As my unit stands at the moment, the left models will remain mostly "stock" with the armor and gauntlet options. The center models will get the additional armor and scratch-built gauntlets. I need to figure out a way to exchange his gauntlets for rattling cannons. And the right models will be equipped with interchangeable rattling cannons and warp grinders. As I work on these, I'll see if there's a way to swap out the other ranged weapon options as well.
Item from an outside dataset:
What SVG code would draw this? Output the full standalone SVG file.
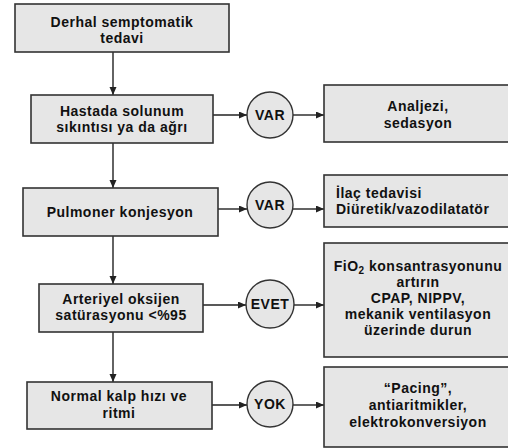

Coming up, I'll get the warpstone-laced armor in place and make sure the fur and joins are puttied where necessary.

'Til next time!

Wednesday, February 4, 2015

Brother Noctis, Space Hulk Terminator

The first of my Space Hulk Terminators is finished. I'm converting and painting one of these per month and for January it's Brother Noctis:


I've shown the sculpted details before, but I'm including them here for completeness. All of the Blood Angels iconography was removed and replaced with suitable Black Templar crosses and skulls.


The feet were magnetized so I can swap the figure between a round base for use in 40K games, and square bases that fit on the Space Hulk game board (those will come later.) I'd gotten some questions about the magnets– There are two magnets in the feet and they protrude from the bottom of each foot due to the thickness. I marked the spots on the base and drilled holes that the magnets could sink into. The basing ballast was attached around the holes, and then the figure put in place. I pushed the base magnets up through the bottom to they would meet at the appropriate depth.


Here's Brother Noctis in all his painted glory!


I've put all the marines in a grab bag, and I'll randomly pull one out each month. Next up for February, Brother Claudio! The Black Templars banner will be used to swap the cross icon for the Blood Angels icon on his iron halo.